Data entries:
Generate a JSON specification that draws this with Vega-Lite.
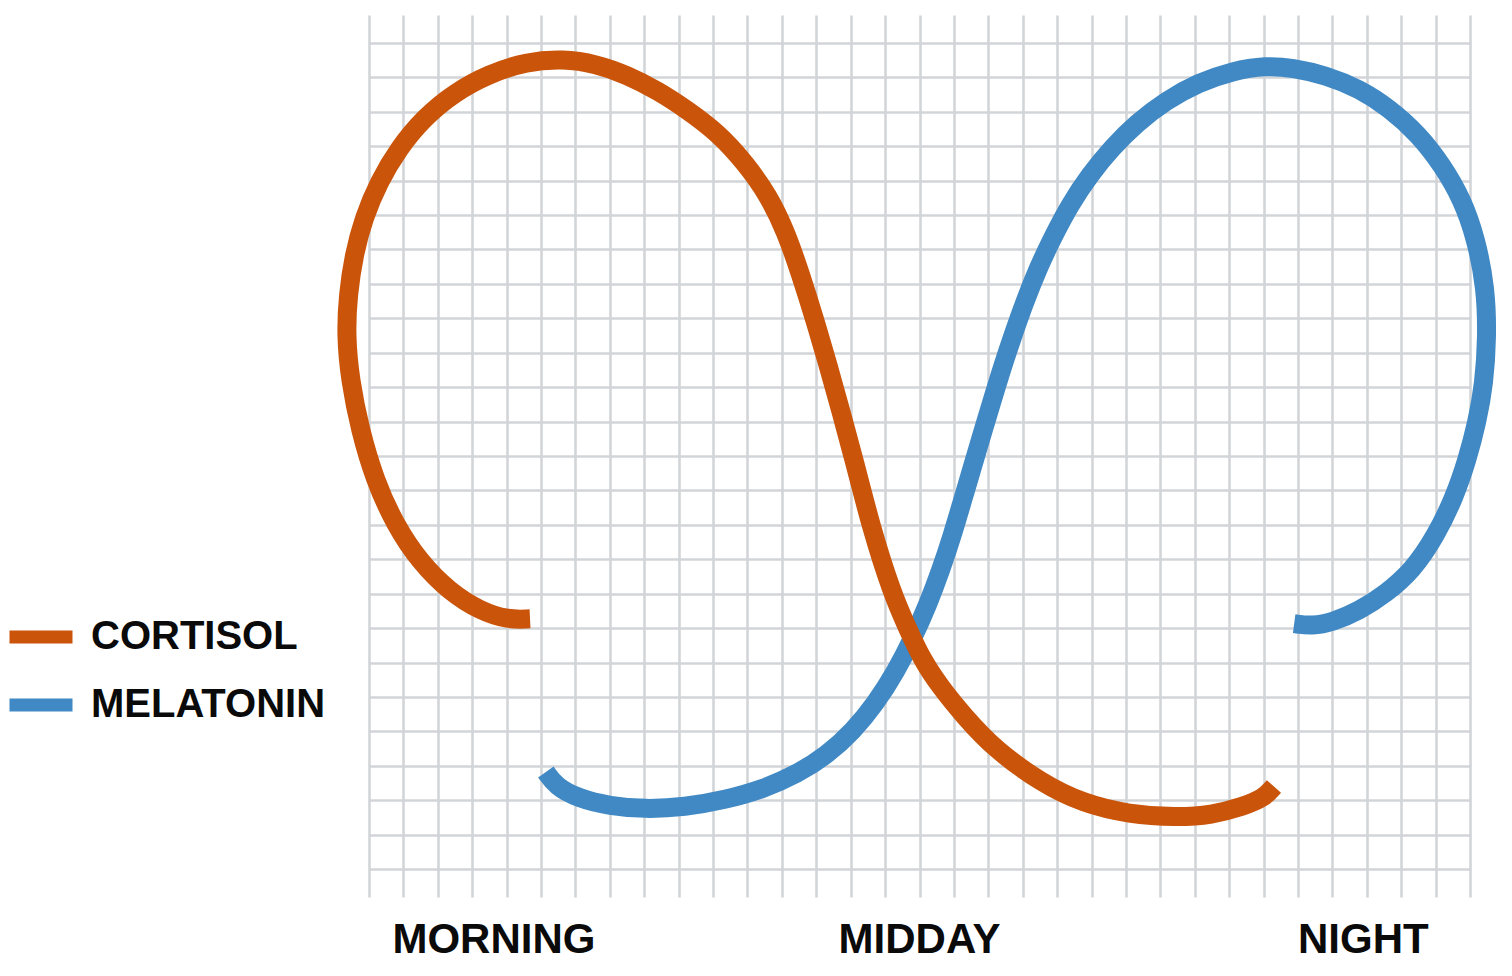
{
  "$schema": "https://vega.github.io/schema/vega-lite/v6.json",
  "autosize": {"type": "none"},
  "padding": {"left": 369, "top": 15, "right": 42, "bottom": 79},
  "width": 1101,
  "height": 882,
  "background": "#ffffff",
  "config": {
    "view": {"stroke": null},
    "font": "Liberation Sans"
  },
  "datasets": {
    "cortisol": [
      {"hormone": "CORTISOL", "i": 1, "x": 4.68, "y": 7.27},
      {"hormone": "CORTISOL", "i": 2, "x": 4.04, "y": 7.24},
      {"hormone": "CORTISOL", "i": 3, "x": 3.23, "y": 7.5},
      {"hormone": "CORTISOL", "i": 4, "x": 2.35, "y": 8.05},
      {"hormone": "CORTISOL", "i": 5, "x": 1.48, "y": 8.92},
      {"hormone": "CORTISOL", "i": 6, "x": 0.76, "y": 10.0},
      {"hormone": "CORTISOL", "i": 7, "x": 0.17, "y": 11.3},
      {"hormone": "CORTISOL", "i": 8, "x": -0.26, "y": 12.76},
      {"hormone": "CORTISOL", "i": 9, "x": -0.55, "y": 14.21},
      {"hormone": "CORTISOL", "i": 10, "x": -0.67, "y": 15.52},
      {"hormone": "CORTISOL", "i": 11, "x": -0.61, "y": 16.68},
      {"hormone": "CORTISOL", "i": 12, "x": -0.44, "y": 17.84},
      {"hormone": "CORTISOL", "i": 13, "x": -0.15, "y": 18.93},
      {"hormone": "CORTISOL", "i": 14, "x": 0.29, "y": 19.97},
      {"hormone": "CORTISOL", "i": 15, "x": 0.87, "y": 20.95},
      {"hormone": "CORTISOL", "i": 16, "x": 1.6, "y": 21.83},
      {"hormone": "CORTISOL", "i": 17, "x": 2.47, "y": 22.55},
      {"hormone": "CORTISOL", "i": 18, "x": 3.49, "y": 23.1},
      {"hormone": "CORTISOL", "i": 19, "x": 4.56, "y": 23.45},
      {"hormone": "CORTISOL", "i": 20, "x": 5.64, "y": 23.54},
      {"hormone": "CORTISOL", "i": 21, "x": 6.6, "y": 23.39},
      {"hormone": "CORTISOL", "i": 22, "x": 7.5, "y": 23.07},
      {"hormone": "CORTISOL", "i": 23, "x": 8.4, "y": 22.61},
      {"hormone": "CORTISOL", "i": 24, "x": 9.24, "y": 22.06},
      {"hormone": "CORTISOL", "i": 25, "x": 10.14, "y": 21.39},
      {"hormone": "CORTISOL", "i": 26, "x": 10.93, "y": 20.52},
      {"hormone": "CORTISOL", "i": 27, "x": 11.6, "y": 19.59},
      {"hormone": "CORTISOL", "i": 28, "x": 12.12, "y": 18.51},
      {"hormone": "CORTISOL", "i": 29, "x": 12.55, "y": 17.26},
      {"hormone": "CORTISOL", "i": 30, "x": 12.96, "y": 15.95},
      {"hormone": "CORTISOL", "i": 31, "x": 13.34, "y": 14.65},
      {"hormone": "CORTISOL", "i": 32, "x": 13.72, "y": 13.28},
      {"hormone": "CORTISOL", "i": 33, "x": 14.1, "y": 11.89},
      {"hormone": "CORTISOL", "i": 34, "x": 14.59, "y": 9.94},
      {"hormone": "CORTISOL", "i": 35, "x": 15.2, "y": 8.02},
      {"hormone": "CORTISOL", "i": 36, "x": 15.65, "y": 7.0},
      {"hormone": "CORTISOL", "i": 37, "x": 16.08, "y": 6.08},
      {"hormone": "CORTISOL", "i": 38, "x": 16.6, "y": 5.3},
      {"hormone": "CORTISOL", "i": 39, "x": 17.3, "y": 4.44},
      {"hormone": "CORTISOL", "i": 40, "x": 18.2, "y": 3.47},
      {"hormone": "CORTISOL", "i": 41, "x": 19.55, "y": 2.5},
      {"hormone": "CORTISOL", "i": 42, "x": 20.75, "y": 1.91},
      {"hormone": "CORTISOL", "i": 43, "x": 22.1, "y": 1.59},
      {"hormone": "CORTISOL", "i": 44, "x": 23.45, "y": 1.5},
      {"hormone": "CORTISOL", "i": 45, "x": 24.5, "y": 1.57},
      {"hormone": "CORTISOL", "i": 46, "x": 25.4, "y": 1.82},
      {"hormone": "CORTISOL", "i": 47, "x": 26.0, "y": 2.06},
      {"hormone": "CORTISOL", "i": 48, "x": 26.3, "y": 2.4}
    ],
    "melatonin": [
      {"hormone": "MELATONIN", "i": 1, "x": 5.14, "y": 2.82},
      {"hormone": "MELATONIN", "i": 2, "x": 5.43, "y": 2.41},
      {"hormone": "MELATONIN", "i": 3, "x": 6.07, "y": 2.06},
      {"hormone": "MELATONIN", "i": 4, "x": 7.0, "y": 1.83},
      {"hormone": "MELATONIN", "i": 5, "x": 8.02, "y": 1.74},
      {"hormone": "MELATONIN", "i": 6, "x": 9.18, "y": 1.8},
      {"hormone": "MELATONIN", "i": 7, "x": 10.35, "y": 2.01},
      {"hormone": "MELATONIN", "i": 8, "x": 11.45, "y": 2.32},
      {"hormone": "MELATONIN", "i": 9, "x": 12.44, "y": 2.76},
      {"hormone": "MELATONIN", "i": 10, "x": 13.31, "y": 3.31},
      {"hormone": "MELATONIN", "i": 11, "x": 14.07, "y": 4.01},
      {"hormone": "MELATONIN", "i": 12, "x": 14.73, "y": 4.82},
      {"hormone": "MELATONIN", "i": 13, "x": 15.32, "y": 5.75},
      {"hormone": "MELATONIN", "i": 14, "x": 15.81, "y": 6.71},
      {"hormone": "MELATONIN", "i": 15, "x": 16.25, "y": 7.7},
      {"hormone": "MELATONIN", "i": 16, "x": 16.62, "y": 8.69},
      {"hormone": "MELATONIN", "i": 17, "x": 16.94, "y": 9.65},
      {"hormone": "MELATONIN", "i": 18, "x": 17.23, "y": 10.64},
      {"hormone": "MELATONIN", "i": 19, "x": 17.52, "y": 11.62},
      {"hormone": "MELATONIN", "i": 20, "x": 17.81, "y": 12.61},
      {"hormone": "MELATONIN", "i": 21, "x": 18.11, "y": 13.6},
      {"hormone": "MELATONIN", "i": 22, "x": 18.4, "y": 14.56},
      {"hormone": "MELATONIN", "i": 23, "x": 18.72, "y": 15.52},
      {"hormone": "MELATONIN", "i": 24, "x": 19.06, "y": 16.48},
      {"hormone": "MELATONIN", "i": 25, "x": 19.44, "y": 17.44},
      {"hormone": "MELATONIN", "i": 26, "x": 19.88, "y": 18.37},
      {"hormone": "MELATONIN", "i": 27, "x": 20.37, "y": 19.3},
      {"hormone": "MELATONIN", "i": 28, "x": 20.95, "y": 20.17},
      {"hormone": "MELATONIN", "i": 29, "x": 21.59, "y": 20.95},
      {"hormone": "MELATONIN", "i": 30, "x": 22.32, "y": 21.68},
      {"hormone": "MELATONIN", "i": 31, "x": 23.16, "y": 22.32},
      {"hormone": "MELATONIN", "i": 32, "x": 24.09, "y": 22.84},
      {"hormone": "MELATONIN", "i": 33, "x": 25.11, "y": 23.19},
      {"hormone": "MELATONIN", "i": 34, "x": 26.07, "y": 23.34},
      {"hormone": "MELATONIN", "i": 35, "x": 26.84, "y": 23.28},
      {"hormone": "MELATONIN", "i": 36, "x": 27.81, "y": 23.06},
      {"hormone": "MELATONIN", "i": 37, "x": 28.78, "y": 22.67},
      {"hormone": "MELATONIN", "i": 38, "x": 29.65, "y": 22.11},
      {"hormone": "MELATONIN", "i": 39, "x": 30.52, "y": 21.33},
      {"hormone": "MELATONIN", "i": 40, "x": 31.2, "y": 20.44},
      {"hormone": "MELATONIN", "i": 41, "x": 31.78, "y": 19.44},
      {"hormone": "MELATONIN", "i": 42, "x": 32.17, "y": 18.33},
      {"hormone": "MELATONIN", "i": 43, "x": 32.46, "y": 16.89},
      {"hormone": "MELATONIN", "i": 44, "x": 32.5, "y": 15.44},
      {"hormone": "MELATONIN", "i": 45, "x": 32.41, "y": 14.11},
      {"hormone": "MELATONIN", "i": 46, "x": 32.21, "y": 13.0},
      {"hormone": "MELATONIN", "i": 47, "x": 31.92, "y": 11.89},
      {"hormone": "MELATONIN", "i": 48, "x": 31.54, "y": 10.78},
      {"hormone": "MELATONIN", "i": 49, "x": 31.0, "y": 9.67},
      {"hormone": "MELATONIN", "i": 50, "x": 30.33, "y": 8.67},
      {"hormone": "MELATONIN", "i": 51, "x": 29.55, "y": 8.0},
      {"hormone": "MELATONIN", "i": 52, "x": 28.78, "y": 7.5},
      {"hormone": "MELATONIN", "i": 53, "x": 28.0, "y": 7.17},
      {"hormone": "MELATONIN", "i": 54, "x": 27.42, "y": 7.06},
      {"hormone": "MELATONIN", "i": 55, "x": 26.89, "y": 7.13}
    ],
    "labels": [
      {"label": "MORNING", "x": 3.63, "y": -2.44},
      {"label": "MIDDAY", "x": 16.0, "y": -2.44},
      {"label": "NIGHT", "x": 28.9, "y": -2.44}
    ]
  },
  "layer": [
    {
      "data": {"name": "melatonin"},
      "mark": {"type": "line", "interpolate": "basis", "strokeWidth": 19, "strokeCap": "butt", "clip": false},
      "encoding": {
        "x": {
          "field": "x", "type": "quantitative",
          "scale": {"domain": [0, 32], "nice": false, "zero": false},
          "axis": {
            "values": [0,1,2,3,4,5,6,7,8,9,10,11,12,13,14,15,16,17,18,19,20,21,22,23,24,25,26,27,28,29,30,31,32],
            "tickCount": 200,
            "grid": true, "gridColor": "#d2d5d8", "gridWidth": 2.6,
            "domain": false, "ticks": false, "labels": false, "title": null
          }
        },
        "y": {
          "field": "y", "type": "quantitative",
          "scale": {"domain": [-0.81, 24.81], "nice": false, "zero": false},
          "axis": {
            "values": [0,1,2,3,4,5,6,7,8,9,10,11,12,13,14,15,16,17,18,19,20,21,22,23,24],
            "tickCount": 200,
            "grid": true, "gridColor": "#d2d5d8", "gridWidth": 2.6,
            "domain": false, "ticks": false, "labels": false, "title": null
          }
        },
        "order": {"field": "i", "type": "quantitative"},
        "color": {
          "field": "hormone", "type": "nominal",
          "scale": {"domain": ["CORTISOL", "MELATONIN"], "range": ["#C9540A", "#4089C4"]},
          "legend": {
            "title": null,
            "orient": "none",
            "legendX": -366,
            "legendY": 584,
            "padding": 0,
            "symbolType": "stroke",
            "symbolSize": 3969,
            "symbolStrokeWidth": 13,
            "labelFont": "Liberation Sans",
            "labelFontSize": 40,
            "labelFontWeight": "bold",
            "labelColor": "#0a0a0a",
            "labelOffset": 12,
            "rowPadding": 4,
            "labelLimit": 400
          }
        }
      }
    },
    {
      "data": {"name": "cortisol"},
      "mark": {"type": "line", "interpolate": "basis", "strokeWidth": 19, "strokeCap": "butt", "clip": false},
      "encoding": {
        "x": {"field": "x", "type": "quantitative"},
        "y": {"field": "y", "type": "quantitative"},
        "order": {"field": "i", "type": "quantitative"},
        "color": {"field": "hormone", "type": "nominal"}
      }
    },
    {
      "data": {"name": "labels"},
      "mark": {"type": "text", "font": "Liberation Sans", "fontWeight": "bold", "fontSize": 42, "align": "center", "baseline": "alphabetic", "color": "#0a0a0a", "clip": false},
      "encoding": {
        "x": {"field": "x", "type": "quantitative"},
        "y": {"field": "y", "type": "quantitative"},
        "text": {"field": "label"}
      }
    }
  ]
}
---
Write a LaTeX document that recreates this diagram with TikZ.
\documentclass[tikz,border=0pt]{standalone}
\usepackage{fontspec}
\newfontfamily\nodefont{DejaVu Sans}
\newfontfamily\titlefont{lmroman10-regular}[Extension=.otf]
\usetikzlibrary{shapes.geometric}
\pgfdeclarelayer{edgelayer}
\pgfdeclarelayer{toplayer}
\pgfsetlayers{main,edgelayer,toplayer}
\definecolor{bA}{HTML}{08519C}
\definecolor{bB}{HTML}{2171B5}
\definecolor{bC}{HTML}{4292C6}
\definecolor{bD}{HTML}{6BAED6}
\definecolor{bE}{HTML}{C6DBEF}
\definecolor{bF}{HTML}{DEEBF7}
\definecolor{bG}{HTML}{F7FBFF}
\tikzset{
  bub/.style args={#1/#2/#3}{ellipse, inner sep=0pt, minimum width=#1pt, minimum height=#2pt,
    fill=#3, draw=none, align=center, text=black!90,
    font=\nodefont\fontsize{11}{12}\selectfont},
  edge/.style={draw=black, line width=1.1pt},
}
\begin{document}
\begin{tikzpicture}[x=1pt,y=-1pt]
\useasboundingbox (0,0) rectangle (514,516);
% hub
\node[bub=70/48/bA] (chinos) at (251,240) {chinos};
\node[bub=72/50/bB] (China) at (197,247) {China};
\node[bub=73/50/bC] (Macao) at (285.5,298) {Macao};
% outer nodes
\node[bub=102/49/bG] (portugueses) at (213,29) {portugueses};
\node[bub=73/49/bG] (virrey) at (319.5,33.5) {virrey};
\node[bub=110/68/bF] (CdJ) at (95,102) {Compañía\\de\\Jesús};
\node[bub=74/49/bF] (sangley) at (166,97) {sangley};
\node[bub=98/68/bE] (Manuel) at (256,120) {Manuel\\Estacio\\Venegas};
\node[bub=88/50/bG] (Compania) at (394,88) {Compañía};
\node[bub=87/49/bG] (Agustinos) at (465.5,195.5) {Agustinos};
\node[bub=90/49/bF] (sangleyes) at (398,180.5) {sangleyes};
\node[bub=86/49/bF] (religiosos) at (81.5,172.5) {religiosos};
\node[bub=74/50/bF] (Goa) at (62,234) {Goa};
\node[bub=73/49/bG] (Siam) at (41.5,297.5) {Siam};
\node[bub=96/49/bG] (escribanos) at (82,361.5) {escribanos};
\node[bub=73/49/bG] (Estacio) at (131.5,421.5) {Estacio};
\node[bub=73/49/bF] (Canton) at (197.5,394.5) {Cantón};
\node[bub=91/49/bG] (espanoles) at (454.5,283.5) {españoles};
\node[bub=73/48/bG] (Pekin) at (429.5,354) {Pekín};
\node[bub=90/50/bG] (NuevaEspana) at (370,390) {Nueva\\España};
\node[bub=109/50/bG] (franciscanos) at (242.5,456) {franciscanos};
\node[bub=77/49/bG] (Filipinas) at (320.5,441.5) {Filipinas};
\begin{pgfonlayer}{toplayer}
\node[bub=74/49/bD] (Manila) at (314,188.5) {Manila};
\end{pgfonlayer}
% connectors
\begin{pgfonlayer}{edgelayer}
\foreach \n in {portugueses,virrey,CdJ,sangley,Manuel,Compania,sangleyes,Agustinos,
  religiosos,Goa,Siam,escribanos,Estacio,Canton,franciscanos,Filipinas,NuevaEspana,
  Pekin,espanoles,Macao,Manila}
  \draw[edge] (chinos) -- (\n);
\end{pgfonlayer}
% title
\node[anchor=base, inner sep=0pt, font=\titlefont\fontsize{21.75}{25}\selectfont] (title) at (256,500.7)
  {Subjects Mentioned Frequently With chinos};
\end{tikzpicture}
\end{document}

### WORK TO BE COMPLETED
Extract every line above containing the word "that".

### FINISHED EXERCISE
Generate a JSON specification that draws this with Vega-Lite.
Write a LaTeX document that recreates this diagram with TikZ.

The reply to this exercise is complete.